= Cirque de la Symphonie =

Touring circus troupe

Logo of the Cirque de la Symphonie

Cirque de la Symphonie is a touring circus troupe based in Athens, Georgia, first incorporated in 2005 by William H. Allen and Alexander Streltsov. Its performances involve a variety of minimalist contemporary circus acts synchronized to the music of a live symphony orchestra. Reception to the Cirque has been positive both commercially and critically, with shows typically selling out and being positively reviewed by critics.

==History==
Allen first conceived of the idea of pairing circus arts with fine art in the 1990s while travelling in Russia and working with Russian circus performers. There, he recruited Streltsov to work with him in the United States. Beginning in 1991, Allen began staging shows featuring circus performers with local orchestras. In 1998, the pair collaborated with Erich Kunzel of the Cincinnati Pops Orchestra to produce a show that paired an acrobat with a symphony orchestra. The show received a strong positive response, leading Allen and Streltsov to stage similar shows in a number of other states in the following years. The success of these shows led to Allen and Streltsov formally incorporating as Cirque de la Symphonie in 2005. Their first major show was with the Houston Symphony. The circus, currently based in Athens, Georgia, is now solely owned by Streltsov. Stretslov functions as its president and managing director.

==Performances==
Cirque de la Symphonie performs exclusively with live symphony orchestras, with circus acts synced to the orchestra's music. Cirque de la Symphonie has performed with over 100 orchestras across the world, including performances in Malaysia and Hong Kong.
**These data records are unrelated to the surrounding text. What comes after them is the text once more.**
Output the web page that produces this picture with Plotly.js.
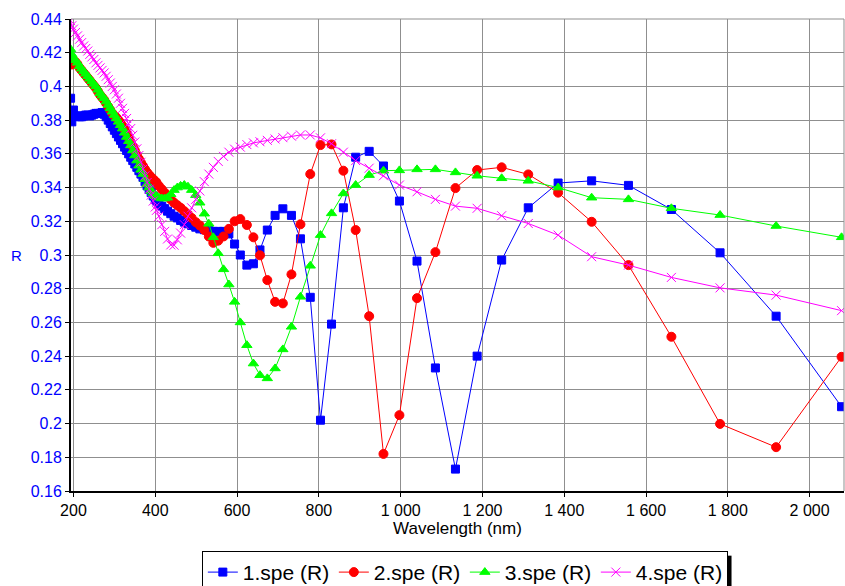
<!DOCTYPE html>
<html>
<head>
<meta charset="utf-8">
<script src="https://cdn.plot.ly/plotly-3.0.1.min.js"></script>
<style>html,body{margin:0;padding:0;background:#fff;}#chart{width:845px;height:586px;}</style>
</head>
<body>
<div id="chart"></div>
<script>
// Wavelength grid (nm), shared by all four spectra
const wavelength = [193,196,200,205,210,215,220,225,230,235,240,245,250,255,260,265,270,275,280,285,290,295,300,305,310,315,320,325,330,335,340,345,350,355,360,365,370,375,380,385,390,395,400,
403,409,416,423,430,438,446,454,462,471,480,489,499,509,520,531,542,554,567,580,
594,608,624,640,656,674,693,712,733,755,779,804,831,860,890,923,
958,997,1040,1085,1134,1187,1247,1312,1385,1467,1557,1662,1781,1918,2078];

const r1 = [0.393,0.379,0.386,0.3825,0.3825,0.382,0.382,0.3825,0.383,0.383,0.3825,0.383,0.3835,0.384,0.384,0.384,0.3845,0.3835,0.382,0.380,0.378,0.376,0.374,0.372,0.370,0.368,0.366,0.364,0.362,0.360,0.358,0.356,0.354,0.352,0.350,0.348,0.346,0.3435,0.341,0.339,0.337,0.335,0.333,
0.332,0.3305,0.329,0.3275,0.326,0.3245,0.323,0.322,0.3205,0.3195,0.3185,0.3175,0.3165,0.3155,0.315,0.3145,0.314,0.314,0.314,0.3125,
0.3065,0.300,0.294,0.2948,0.303,0.3148,0.3235,0.3274,0.3235,0.3096,0.2749,0.202,0.259,0.328,0.358,0.3615,
0.3528,0.332,0.2964,0.233,0.173,0.240,0.297,0.328,0.3427,0.344,0.3413,0.327,0.3013,0.2637,0.210];

const r2 = [0.415,0.413,0.414,0.4145,0.413,0.411,0.4095,0.408,0.4065,0.405,0.4035,0.402,0.4005,0.399,0.397,0.395,0.3935,0.392,0.390,0.388,0.386,0.384,0.3825,0.3815,0.3800,0.3785,0.3765,0.3745,0.372,0.3695,0.367,0.3645,0.362,0.3595,0.357,0.3548,0.3528,0.3508,0.349,0.3475,0.3462,0.345,0.3438,
0.343,0.341,0.339,0.337,0.335,0.333,0.331,0.3295,0.328,0.326,0.324,0.322,0.3195,0.3175,0.3148,0.311,0.3072,0.3085,0.311,0.3155,
0.320,0.3213,0.3178,0.3105,0.2998,0.2851,0.2722,0.2713,0.2885,0.3182,0.348,0.3652,0.3656,0.350,0.3148,0.2637,
0.182,0.205,0.2744,0.3017,0.3397,0.3504,0.352,0.3478,0.337,0.3197,0.294,0.2515,0.1998,0.186,0.2396];

const r3 = [0.422,0.419,0.417,0.4155,0.414,0.412,0.4105,0.409,0.4075,0.406,0.4045,0.403,0.4015,0.400,0.398,0.396,0.3945,0.393,0.391,0.389,0.387,0.385,0.383,0.381,0.379,0.377,0.375,0.3725,0.370,0.3675,0.365,0.362,0.359,0.356,0.353,0.3505,0.348,0.345,0.342,0.340,0.338,0.3365,0.3355,
0.3348,0.334,0.3335,0.3335,0.334,0.336,0.3385,0.340,0.341,0.3415,0.3405,0.3385,0.3355,0.331,0.3245,0.3185,0.3105,0.301,0.2915,0.2825,
0.2722,0.260,0.2465,0.2356,0.2287,0.2268,0.2327,0.244,0.2574,0.2752,0.2936,0.3118,0.3247,0.3365,0.3415,0.3474,
0.350,0.3502,0.3508,0.3508,0.349,0.347,0.3455,0.344,0.340,0.334,0.333,0.3277,0.3237,0.3172,0.3105];

const r4 = [0.439,0.436,0.434,0.432,0.430,0.428,0.426,0.424,0.4225,0.421,0.419,0.4175,0.416,0.414,0.4125,0.411,0.4095,0.408,0.406,0.404,0.402,0.400,0.398,0.3955,0.393,0.390,0.387,0.384,0.381,0.378,0.375,0.371,0.367,0.363,0.359,0.355,0.351,0.347,0.343,0.339,0.3355,0.332,0.3285,
0.3265,0.323,0.318,0.314,0.3095,0.306,0.3058,0.309,0.313,0.318,0.323,0.328,0.333,0.338,0.3435,0.348,0.352,0.3555,0.3585,0.361,
0.3628,0.364,0.3655,0.3665,0.3672,0.368,0.3688,0.3696,0.3705,0.3712,0.3712,0.3695,0.366,0.361,0.356,0.3515,
0.347,0.3415,0.3375,0.333,0.329,0.3277,0.3233,0.3187,0.3118,0.299,0.294,0.2867,0.2805,0.2762,0.267];

const seriesNames = ["1.spe (R)", "2.spe (R)", "3.spe (R)", "4.spe (R)"];
const xTickVals = [200,400,600,800,1000,1200,1400,1600,1800,2000];
const yTickVals = [0.16,0.18,0.2,0.22,0.24,0.26,0.28,0.3,0.32,0.34,0.36,0.38,0.4,0.42,0.44];

const FONT = "Liberation Sans, Arial, sans-serif";
const styles = [
  {color:"#0000ff", symbol:"square", size:8},
  {color:"#ff0000", symbol:"circle", size:9},
  {color:"#00ff00", symbol:"triangle-up", size:9},
  {color:"#ff00ff", symbol:"x-thin-open", size:9}
];
const ys = [r1, r2, r3, r4];
const traces = ys.map((y, i) => ({
  type: "scatter",
  mode: "lines+markers",
  name: seriesNames[i],
  x: wavelength,
  y: y,
  line: {color: styles[i].color, width: 1},
  marker: {symbol: styles[i].symbol, size: styles[i].size, color: styles[i].color,
           line: {color: styles[i].color, width: 1}},
  cliponaxis: true
}));

const layout = {
  width: 845, height: 586,
  margin: {l: 71, r: 1, t: 19, b: 95, autoexpand: false},
  paper_bgcolor: "#fff", plot_bgcolor: "#fff",
  separators: ". ",
  font: {family: FONT, size: 16, color: "#000"},
  showlegend: true,
  legend: {
    orientation: "h", x: 0.5095, xanchor: "center", y: -0.127, yanchor: "top",
    font: {family: FONT, size: 21, color: "#000"},
    bordercolor: "#000", borderwidth: 1, bgcolor: "#fff",
    itemwidth: 30, entrywidth: 86, entrywidthmode: "pixels", traceorder: "normal"
  },
  xaxis: {
    range: [194, 2084],
    automargin: false,
    tickvals: xTickVals,
    ticktext: xTickVals.map(v => v >= 1000 ? (Math.floor(v/1000) + " " + String(v%1000).padStart(3,"0")) : String(v)),
    showgrid: true, gridcolor: "#8f8f8f", gridwidth: 1,
    showline: true, linecolor: "#000", linewidth: 2,
    ticks: "outside", ticklen: 4, tickcolor: "#000",
    tickfont: {family: FONT, size: 16, color: "#000"},
    zeroline: false,
    title: {text: "Wavelength (nm)", font: {family: FONT, size: 17, color: "#000"}, standoff: 2}
  },
  yaxis: {
    range: [0.16, 0.44],
    automargin: false,
    tickvals: yTickVals,
    showgrid: true, gridcolor: "#8f8f8f", gridwidth: 1,
    showline: true, linecolor: "#000", linewidth: 2,
    ticks: "outside", ticklen: 4, tickcolor: "#000",
    tickfont: {family: FONT, size: 16, color: "#0000ff"},
    zeroline: false
  },
  annotations: [{
    text: "R", xref: "paper", yref: "paper", x: -0.07, y: 0.5,
    xanchor: "center", yanchor: "middle", showarrow: false,
    font: {family: FONT, size: 15, color: "#0000ff"}
  }],
  shapes: [
    {type: "line", xref: "paper", yref: "paper", x0: 0, x1: 1, y0: 1, y1: 1, line: {color: "#8f8f8f", width: 1}},
    {type: "line", xref: "paper", yref: "paper", x0: 1, x1: 1, y0: 0, y1: 1, line: {color: "#8f8f8f", width: 1}},
    {type: "rect", xref: "paper", yref: "paper", x0: 0.8465, x1: 0.8545, y0: -0.205, y1: -0.137,
     line: {width: 0}, fillcolor: "#000", layer: "above"}
  ]
};

Plotly.newPlot("chart", traces, layout, {displayModeBar: false, staticPlot: true});
</script>
</body>
</html>
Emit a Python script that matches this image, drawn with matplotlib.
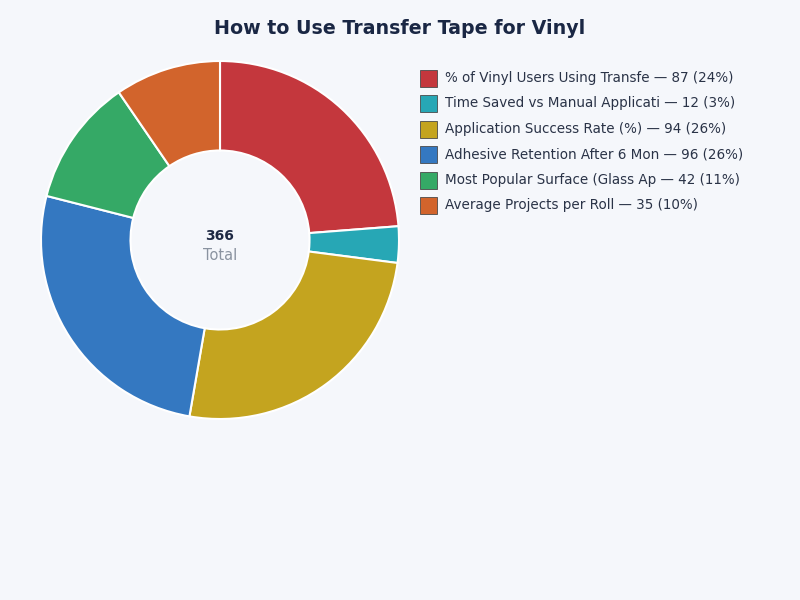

The intent of Cirque de la Symphonie performances is to add an additional dimension to the music by providing a visual element choreographed with the music, thereby enhancing both. To that end, the orchestra always performs on stage with the acrobats, never in an orchestra pit.

The music is selected in collaboration with each orchestra's conductor, and may include selections from the classical canon, excerpts from ballets, portions of movie soundtracks, and other pops orchestra standbys. Their performances are deliberately minimalist, rarely featuring more than two performers on stage at any given time, and avoiding "heavy, gaudy costuming" in order to give equal prominence to the music. Cirque de la Symphonie acts are distinctively adapted to very tight spaces compared to traditional circus performances, which typically take place on larger, more open stages. In contrast, Cirque acts are often constrained to performing in spaces no more than twelve to fifteen feet wide, in concert halls not engineered for aerial performances.

=== Performers ===
Cirque de la Symphonie has featured a variety of different circus acts and performers over the years.
- Ekaterina Borzikova: aerial platform, unknown–present
- Vitalii Buza: gymnastics and aerialism, 2014–present
- Aloysia Gavre: aerial hoop, 2008–present
- Jarek & Darek: hand-balancing, 2005–present
- Vitaliy Korshunov: acrobatics, unknown–present
- Janice Martin: aerialism with violin, unknown–present
- Andrey Moraru: hand-balancing and acrobatics, 2014–present
- Alexandra Pivaral: contortion, balancing, and hula hoops, unknown–present
- Pavel Prikhodko: aerial straps and acrobatics, unknown–present
- Alexander Streltsov: cube artistry and aerialism, 2005–December 2016
- Vladimir Tsarkov: juggling and mime, 2008–present
- Elena Tsarkova: contortion and quick-change, 2008–present
- Christine Van Loo: aerialist including aerial silks and aerial hoop, 2008–present

== Critical reception ==
Reception to the Cirque de la Symphonie has been both commercially and critically positive, with many orchestras booking re-engagements. The fusion of circus performance with orchestral music has been an attractant for audiences who may not typically attend the symphony. Allen has stated that "Cirque de la Symphonie has a reputation for selling out everywhere it goes, and many orchestras report record-setting attendance." Reviewers have generally been positive about the fusion of orchestral music with acrobatic performances; a 2014 Huffington Post review remarked that "Tchaikovsky’s waltz from Swan Lake is given a greater grandeur when the birds can leave the pond."

== Controversies ==
In January 2017, Cirque de la Symphonie co-founder and former co-owner William H. Allen pleaded guilty to charges of secretly photographing sexual or intimate parts of a child and possession of child pornography after secretly filming underage members of the Cirque de la Symphonie in their hotel rooms in 2015. He was sentenced to two years in state prison, followed by ten years of probation.